Page Updated:- Tuesday, 20 November, 2018.

John Bavington Jones

Published in the Dover Express, 13 June, 1980.


PART 87.


The next work was the construction of a wall, across from the Long Wall to the back of Snargate Street, to form the Pent. This wall was also made of mud, faggots and piles; and in it were built sluices to operate on the harbour mouth. The sluicing arrangements were not successful; the shingle bar was a lasting trouble, and many expensive devices were adopted, with the hope of getting rid of it. The minutes of the Common Council of January 1676 state that “Freeman reported for wilfully neglecting their watches. A list of defaulters who neglected to come at beat of drum to expel the beach from the harbour mouth. A fine of 1 shilling."

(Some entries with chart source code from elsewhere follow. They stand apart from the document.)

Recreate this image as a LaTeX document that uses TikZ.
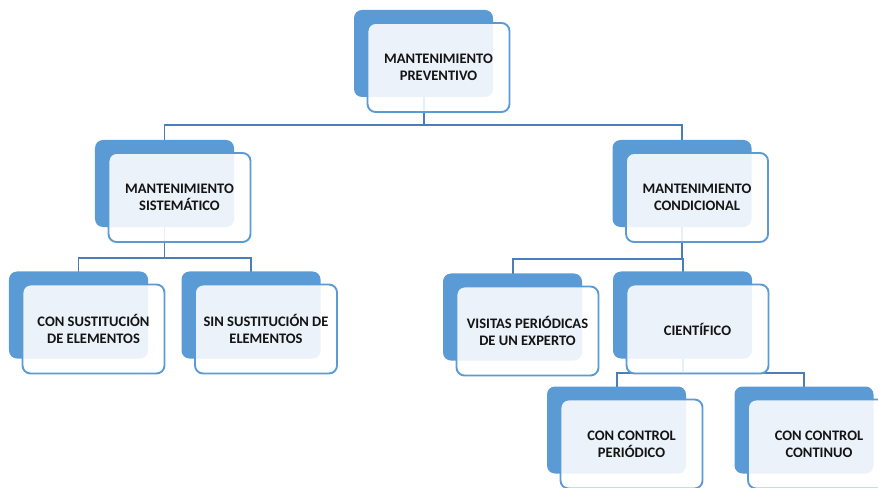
\documentclass[tikz,border=0pt]{standalone}
\usepackage{fontspec}
\setmainfont{Carlito}
\usetikzlibrary{calc,backgrounds}
\definecolor{boxblue}{HTML}{5B9BD5}
\definecolor{lineblue}{HTML}{4A7EBB}
\definecolor{textdark}{HTML}{141414}
\tikzset{
 backbox/.style={fill=boxblue, rounded corners=0.24cm, minimum width=4.17cm, minimum height=2.61cm, inner sep=0},
 frontbox/.style={draw=boxblue, line width=1.6pt, fill=white, fill opacity=0.88, text opacity=1, draw opacity=1,
   rounded corners=0.24cm, minimum width=4.26cm, minimum height=2.67cm, inner sep=0, align=center,
   text=textdark, font=\bfseries\fontsize{12.4}{14.8}\selectfont},
 conn/.style={lineblue, line width=1.7pt}
}
\begin{document}
\begin{tikzpicture}[x=0.03cm, y=-0.03cm]
\useasboundingbox (0,0) rectangle (878,488);
\clip (0,0) rectangle (878,488);
% level 1
\node[backbox] (prevB) at (423.5,53.5) {};
\node[frontbox] (prevF) at ([shift={(15,14)}]prevB.center) {MANTENIMIENTO\\PREVENTIVO};
% level 2
\node[backbox] (sisB) at (164.5,183.5) {};
\node[frontbox] (sisF) at ([shift={(15,14)}]sisB.center) {MANTENIMIENTO\\SISTEMÁTICO};
\node[backbox] (condB) at (682,183.5) {};
\node[frontbox] (condF) at ([shift={(15,14)}]condB.center) {MANTENIMIENTO\\CONDICIONAL};
% level 3
\node[backbox] (conB) at (78.5,315) {};
\node[frontbox] (conF) at ([shift={(15,14)}]conB.center) {CON SUSTITUCIÓN\\DE ELEMENTOS};
\node[backbox] (sinB) at (251,315) {};
\node[frontbox] (sinF) at ([shift={(15,14)}]sinB.center) {SIN SUSTITUCIÓN DE\\ELEMENTOS};
\node[backbox] (visB) at (512.5,317) {};
\node[frontbox] (visF) at ([shift={(15,14)}]visB.center) {VISITAS PERIÓDICAS\\DE UN EXPERTO};
\node[backbox] (cieB) at (682.5,315) {};
\node[frontbox] (cieF) at ([shift={(15,14)}]cieB.center) {CIENTÍFICO};
% level 4
\node[backbox] (perB) at (616.5,430) {};
\node[frontbox] (perF) at ([shift={(15,14)}]perB.center) {CON CONTROL\\PERIÓDICO};
\node[backbox] (contB) at (804,430) {};
\node[frontbox] (contF) at ([shift={(15,14)}]contB.center) {CON CONTROL\\CONTINUO};
% bus lines
\coordinate (busA) at (0,125);
\coordinate (busB) at (0,258);
\coordinate (busC) at (0,259);
\coordinate (busD) at (0,373);
\begin{pgfonlayer}{background}
\draw[conn] (prevB.center) -- (prevB.center |- busA) -| (sisB.center);
\draw[conn] (prevB.center |- busA) -| (condB.center);
\draw[conn] (sisB.center) -- (sisB.center |- busB) -| (conB.center);
\draw[conn] (sisB.center |- busB) -| (sinB.center);
\draw[conn] (condB.center) -- (condB.center |- busC) -| (visB.center);
\draw[conn] (condB.center |- busC) -| (cieB.center);
\draw[conn] (cieB.center) -- (cieB.center |- busD) -| (perB.center);
\draw[conn] (cieB.center |- busD) -| (contB.center);
\end{pgfonlayer}
\end{tikzpicture}
\end{document}
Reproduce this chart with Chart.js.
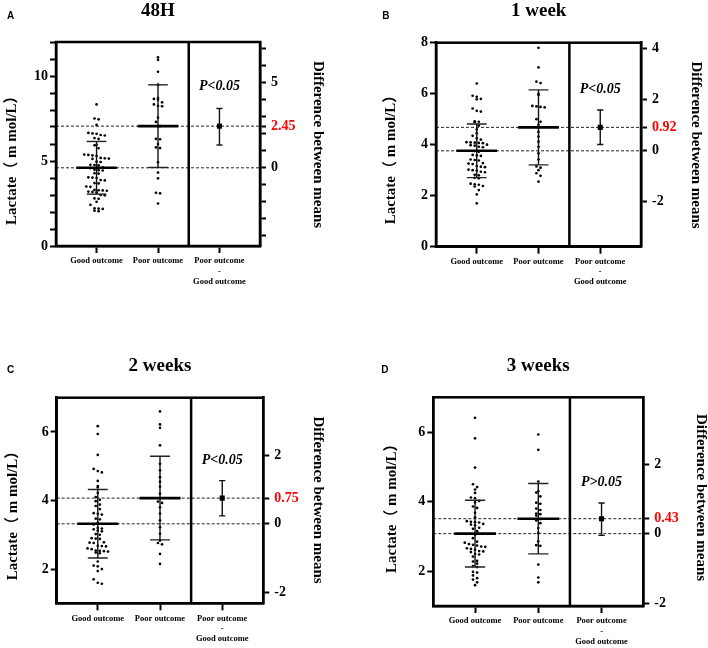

The first enclosure of the Pent, by means of the long and cross walls, only cost the modest sum of £2,700. The work was .not very substantially' done, and before Mr Digges had finished his most western works, the sea made a clean breach in the embankment, along the line of Waterloo Crescent, and to remedy that. Engineer Digges made a very strong work, cross-bound with beams and piles, some of the piles of which were visible outside the present sea wall opposite the old Ordnance Stores. The whole of the work done during the Digges period, which extended from 1581 until shortly before the close of the reign of Elizabeth, cost £7,495; namely—the enclosing of the Pent, £2,700; a lockgate to enclose Little Paradise, £795; the building of a pier, on the line of Strond Street, forming sluices, and erecting floodgates, £2,000; forming the North Pierhead, £1.000; and the timber defences on the Esplanade, £1,000. The twenty years of the Digges period was one of the busiest at Dover Harbour, and, at no time, and under no engineer, was so much done for the money expended.



After the death of Queen Elizabeth, activity at Dover Harbour ceased. James 1, in 1606, granted a new charter, which gradually created a new source of revenue, but very little was done, until the reign of Charles II, when about £9,000 was spent, mainly in carrying the north and south piers further out to sea. The whole of the lower part of the harbour, known as Great Paradise, up to that time had been tidal, but then a wall was built across from Clarence Place to Union Street 'now called the Cross-w-all), to form the basin since called the Granville Dock. That work was conducted under the joint superintendence of the Dover Harbour Commissioners and the Master and Wardens of Trinity House.



Beyond casual repairs, no further work was done till the reign of William III. when sundry improvements were undertaken, including the building of quays, and making of gates in the Crosswall to admit vessels to the basin, which had been previously only used for sluicing purposes.

In the early part of the reign of George HI, gates were put in the Union Street wall where Palmerston Bridge used to be. to admit vessels to the upper water; and, at the same time, the Pent was deepened and its area enlarged, so as to obtain a greater volume of water for sluicing.

In January, 1808, a storm did great damage to the harbour mouth, and works of repair were undertaken by Mr Moon, the Harbour Master, who also constructed a small dry dock and a small basin on the land now occupied by the Continental goods shed. He also built the reservoir in the South Pier head, with connecting iron culverts to sluice the harbour mouth. All these were works completed before 1820. Another sluicing scheme was carried out in 1832, under the direction of Sir Henry Oxenden.


Snargate Street 1820

A fine engraving of the Snargate Street area looking across the old Pent, now the Wellington Dock, towards New Bridge, as seen from the Western Heights. The print was published about 1820 by W. Batchellor, of the King’s Arms Library, at New Bridge. In the foreground a stagecoach hauled by four horses, pauses on its way to the docks.


Union Street Quay

The picture above is a woodblock engraving of the early 19th century showing the view across the Pent from Union Street quay.


Wellington Dock 1800

Another view of the Wellington Dock, of the early 1800s, before Northampton Street was formed showing part of Waterloo Crescent on Marine Parade under construction.